● SOURCE EXCERPT
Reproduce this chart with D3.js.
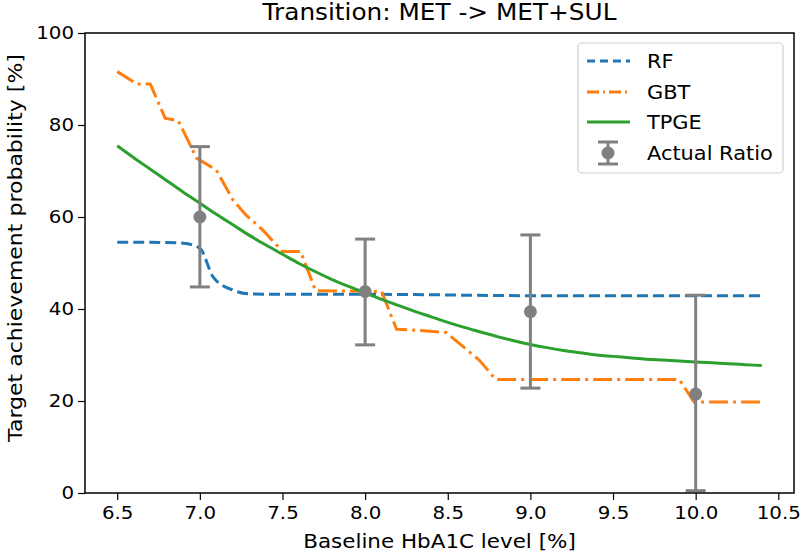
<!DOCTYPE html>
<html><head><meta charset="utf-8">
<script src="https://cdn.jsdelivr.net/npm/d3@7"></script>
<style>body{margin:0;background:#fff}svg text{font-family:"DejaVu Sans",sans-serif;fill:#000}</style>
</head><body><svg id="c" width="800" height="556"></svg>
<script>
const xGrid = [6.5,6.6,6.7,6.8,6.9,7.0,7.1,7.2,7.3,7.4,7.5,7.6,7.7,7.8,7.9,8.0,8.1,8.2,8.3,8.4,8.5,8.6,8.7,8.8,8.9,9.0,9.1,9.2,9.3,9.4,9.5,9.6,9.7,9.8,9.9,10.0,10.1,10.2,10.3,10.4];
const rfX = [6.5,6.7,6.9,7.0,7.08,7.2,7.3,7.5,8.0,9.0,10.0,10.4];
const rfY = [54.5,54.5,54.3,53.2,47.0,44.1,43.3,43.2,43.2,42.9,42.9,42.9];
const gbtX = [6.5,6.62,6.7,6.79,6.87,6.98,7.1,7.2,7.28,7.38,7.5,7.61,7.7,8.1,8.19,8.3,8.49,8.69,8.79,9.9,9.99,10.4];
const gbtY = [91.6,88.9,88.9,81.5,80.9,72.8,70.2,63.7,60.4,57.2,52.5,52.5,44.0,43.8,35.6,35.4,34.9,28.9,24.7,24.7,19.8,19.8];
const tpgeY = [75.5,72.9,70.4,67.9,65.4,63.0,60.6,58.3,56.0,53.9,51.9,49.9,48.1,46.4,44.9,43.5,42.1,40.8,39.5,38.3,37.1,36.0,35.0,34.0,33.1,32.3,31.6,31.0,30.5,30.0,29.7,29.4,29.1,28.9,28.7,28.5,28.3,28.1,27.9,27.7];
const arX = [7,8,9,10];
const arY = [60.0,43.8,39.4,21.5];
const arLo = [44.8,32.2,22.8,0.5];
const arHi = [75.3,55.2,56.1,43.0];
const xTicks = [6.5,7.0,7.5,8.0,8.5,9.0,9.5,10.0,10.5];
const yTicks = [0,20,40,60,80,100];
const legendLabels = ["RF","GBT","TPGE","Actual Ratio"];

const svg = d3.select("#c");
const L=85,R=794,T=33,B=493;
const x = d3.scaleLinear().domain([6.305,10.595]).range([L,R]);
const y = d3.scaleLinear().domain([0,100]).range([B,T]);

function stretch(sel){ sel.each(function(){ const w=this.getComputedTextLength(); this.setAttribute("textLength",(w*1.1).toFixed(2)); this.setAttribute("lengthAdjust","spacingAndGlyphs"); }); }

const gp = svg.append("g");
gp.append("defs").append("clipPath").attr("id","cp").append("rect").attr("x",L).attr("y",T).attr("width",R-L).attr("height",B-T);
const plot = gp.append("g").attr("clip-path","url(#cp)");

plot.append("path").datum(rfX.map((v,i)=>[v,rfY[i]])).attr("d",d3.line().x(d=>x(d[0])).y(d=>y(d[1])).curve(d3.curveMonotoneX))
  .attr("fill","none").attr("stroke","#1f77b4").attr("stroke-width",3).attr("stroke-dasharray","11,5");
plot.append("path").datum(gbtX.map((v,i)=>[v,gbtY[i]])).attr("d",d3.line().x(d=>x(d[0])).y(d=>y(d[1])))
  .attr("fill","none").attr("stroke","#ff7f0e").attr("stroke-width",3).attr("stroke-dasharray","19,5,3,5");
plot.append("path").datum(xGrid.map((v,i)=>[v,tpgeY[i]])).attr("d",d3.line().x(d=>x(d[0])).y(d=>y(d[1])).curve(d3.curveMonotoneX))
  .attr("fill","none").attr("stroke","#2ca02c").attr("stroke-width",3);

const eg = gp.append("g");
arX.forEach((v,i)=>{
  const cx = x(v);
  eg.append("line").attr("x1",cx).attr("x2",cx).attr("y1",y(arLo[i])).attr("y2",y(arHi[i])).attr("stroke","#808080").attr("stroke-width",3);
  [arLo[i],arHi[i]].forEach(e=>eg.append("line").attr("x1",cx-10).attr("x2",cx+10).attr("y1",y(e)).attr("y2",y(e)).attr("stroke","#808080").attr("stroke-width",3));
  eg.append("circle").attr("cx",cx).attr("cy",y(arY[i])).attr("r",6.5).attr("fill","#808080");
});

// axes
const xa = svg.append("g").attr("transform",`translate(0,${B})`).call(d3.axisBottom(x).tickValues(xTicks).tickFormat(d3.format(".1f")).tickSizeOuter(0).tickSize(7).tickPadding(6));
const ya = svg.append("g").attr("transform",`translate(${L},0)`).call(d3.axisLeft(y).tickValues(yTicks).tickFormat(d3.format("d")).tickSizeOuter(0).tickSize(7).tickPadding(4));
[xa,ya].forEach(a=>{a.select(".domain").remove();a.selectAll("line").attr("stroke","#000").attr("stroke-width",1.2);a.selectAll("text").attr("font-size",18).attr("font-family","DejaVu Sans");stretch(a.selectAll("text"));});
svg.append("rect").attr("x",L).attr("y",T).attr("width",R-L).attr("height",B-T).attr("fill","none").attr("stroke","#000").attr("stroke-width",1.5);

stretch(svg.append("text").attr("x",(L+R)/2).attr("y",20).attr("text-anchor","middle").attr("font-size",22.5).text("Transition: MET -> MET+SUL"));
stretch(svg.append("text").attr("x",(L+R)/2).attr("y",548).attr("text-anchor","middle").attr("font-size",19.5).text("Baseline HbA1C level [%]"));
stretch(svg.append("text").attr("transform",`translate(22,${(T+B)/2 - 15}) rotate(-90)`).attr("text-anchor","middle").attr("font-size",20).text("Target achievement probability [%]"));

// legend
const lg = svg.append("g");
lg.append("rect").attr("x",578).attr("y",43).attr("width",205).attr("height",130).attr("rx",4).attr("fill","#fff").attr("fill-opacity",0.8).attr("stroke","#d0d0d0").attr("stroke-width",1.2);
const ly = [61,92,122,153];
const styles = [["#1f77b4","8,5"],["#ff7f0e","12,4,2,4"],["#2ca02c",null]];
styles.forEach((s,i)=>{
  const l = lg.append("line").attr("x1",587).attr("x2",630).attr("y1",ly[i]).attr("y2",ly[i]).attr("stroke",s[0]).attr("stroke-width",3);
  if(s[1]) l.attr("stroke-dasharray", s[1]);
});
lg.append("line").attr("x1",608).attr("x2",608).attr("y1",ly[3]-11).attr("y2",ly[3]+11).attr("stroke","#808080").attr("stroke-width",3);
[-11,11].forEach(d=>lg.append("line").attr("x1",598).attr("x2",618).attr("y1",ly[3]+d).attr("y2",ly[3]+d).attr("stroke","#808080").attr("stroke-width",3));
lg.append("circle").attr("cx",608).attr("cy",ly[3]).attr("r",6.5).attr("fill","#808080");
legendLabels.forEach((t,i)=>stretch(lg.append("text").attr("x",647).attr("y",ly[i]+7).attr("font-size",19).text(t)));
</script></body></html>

● WHAT TO WORK ON
All of the lines above should be printed exactly, minus the pictures.

● WORKED SOLUTION
Reproduce this chart with D3.js.
<!DOCTYPE html>
<html><head><meta charset="utf-8">
<script src="https://cdn.jsdelivr.net/npm/d3@7"></script>
<style>body{margin:0;background:#fff}svg text{font-family:"DejaVu Sans",sans-serif;fill:#000}</style>
</head><body><svg id="c" width="800" height="556"></svg>
<script>
const xGrid = [6.5,6.6,6.7,6.8,6.9,7.0,7.1,7.2,7.3,7.4,7.5,7.6,7.7,7.8,7.9,8.0,8.1,8.2,8.3,8.4,8.5,8.6,8.7,8.8,8.9,9.0,9.1,9.2,9.3,9.4,9.5,9.6,9.7,9.8,9.9,10.0,10.1,10.2,10.3,10.4];
const rfX = [6.5,6.7,6.9,7.0,7.08,7.2,7.3,7.5,8.0,9.0,10.0,10.4];
const rfY = [54.5,54.5,54.3,53.2,47.0,44.1,43.3,43.2,43.2,42.9,42.9,42.9];
const gbtX = [6.5,6.62,6.7,6.79,6.87,6.98,7.1,7.2,7.28,7.38,7.5,7.61,7.7,8.1,8.19,8.3,8.49,8.69,8.79,9.9,9.99,10.4];
const gbtY = [91.6,88.9,88.9,81.5,80.9,72.8,70.2,63.7,60.4,57.2,52.5,52.5,44.0,43.8,35.6,35.4,34.9,28.9,24.7,24.7,19.8,19.8];
const tpgeY = [75.5,72.9,70.4,67.9,65.4,63.0,60.6,58.3,56.0,53.9,51.9,49.9,48.1,46.4,44.9,43.5,42.1,40.8,39.5,38.3,37.1,36.0,35.0,34.0,33.1,32.3,31.6,31.0,30.5,30.0,29.7,29.4,29.1,28.9,28.7,28.5,28.3,28.1,27.9,27.7];
const arX = [7,8,9,10];
const arY = [60.0,43.8,39.4,21.5];
const arLo = [44.8,32.2,22.8,0.5];
const arHi = [75.3,55.2,56.1,43.0];
const xTicks = [6.5,7.0,7.5,8.0,8.5,9.0,9.5,10.0,10.5];
const yTicks = [0,20,40,60,80,100];
const legendLabels = ["RF","GBT","TPGE","Actual Ratio"];

const svg = d3.select("#c");
const L=85,R=794,T=33,B=493;
const x = d3.scaleLinear().domain([6.305,10.595]).range([L,R]);
const y = d3.scaleLinear().domain([0,100]).range([B,T]);

function stretch(sel){ sel.each(function(){ const w=this.getComputedTextLength(); this.setAttribute("textLength",(w*1.1).toFixed(2)); this.setAttribute("lengthAdjust","spacingAndGlyphs"); }); }

const gp = svg.append("g");
gp.append("defs").append("clipPath").attr("id","cp").append("rect").attr("x",L).attr("y",T).attr("width",R-L).attr("height",B-T);
const plot = gp.append("g").attr("clip-path","url(#cp)");

plot.append("path").datum(rfX.map((v,i)=>[v,rfY[i]])).attr("d",d3.line().x(d=>x(d[0])).y(d=>y(d[1])).curve(d3.curveMonotoneX))
  .attr("fill","none").attr("stroke","#1f77b4").attr("stroke-width",3).attr("stroke-dasharray","11,5");
plot.append("path").datum(gbtX.map((v,i)=>[v,gbtY[i]])).attr("d",d3.line().x(d=>x(d[0])).y(d=>y(d[1])))
  .attr("fill","none").attr("stroke","#ff7f0e").attr("stroke-width",3).attr("stroke-dasharray","19,5,3,5");
plot.append("path").datum(xGrid.map((v,i)=>[v,tpgeY[i]])).attr("d",d3.line().x(d=>x(d[0])).y(d=>y(d[1])).curve(d3.curveMonotoneX))
  .attr("fill","none").attr("stroke","#2ca02c").attr("stroke-width",3);

const eg = gp.append("g");
arX.forEach((v,i)=>{
  const cx = x(v);
  eg.append("line").attr("x1",cx).attr("x2",cx).attr("y1",y(arLo[i])).attr("y2",y(arHi[i])).attr("stroke","#808080").attr("stroke-width",3);
  [arLo[i],arHi[i]].forEach(e=>eg.append("line").attr("x1",cx-10).attr("x2",cx+10).attr("y1",y(e)).attr("y2",y(e)).attr("stroke","#808080").attr("stroke-width",3));
  eg.append("circle").attr("cx",cx).attr("cy",y(arY[i])).attr("r",6.5).attr("fill","#808080");
});

// axes
const xa = svg.append("g").attr("transform",`translate(0,${B})`).call(d3.axisBottom(x).tickValues(xTicks).tickFormat(d3.format(".1f")).tickSizeOuter(0).tickSize(7).tickPadding(6));
const ya = svg.append("g").attr("transform",`translate(${L},0)`).call(d3.axisLeft(y).tickValues(yTicks).tickFormat(d3.format("d")).tickSizeOuter(0).tickSize(7).tickPadding(4));
[xa,ya].forEach(a=>{a.select(".domain").remove();a.selectAll("line").attr("stroke","#000").attr("stroke-width",1.2);a.selectAll("text").attr("font-size",18).attr("font-family","DejaVu Sans");stretch(a.selectAll("text"));});
svg.append("rect").attr("x",L).attr("y",T).attr("width",R-L).attr("height",B-T).attr("fill","none").attr("stroke","#000").attr("stroke-width",1.5);

stretch(svg.append("text").attr("x",(L+R)/2).attr("y",20).attr("text-anchor","middle").attr("font-size",22.5).text("Transition: MET -> MET+SUL"));
stretch(svg.append("text").attr("x",(L+R)/2).attr("y",548).attr("text-anchor","middle").attr("font-size",19.5).text("Baseline HbA1C level [%]"));
stretch(svg.append("text").attr("transform",`translate(22,${(T+B)/2 - 15}) rotate(-90)`).attr("text-anchor","middle").attr("font-size",20).text("Target achievement probability [%]"));

// legend
const lg = svg.append("g");
lg.append("rect").attr("x",578).attr("y",43).attr("width",205).attr("height",130).attr("rx",4).attr("fill","#fff").attr("fill-opacity",0.8).attr("stroke","#d0d0d0").attr("stroke-width",1.2);
const ly = [61,92,122,153];
const styles = [["#1f77b4","8,5"],["#ff7f0e","12,4,2,4"],["#2ca02c",null]];
styles.forEach((s,i)=>{
  const l = lg.append("line").attr("x1",587).attr("x2",630).attr("y1",ly[i]).attr("y2",ly[i]).attr("stroke",s[0]).attr("stroke-width",3);
  if(s[1]) l.attr("stroke-dasharray", s[1]);
});
lg.append("line").attr("x1",608).attr("x2",608).attr("y1",ly[3]-11).attr("y2",ly[3]+11).attr("stroke","#808080").attr("stroke-width",3);
[-11,11].forEach(d=>lg.append("line").attr("x1",598).attr("x2",618).attr("y1",ly[3]+d).attr("y2",ly[3]+d).attr("stroke","#808080").attr("stroke-width",3));
lg.append("circle").attr("cx",608).attr("cy",ly[3]).attr("r",6.5).attr("fill","#808080");
legendLabels.forEach((t,i)=>stretch(lg.append("text").attr("x",647).attr("y",ly[i]+7).attr("font-size",19).text(t)));
</script></body></html>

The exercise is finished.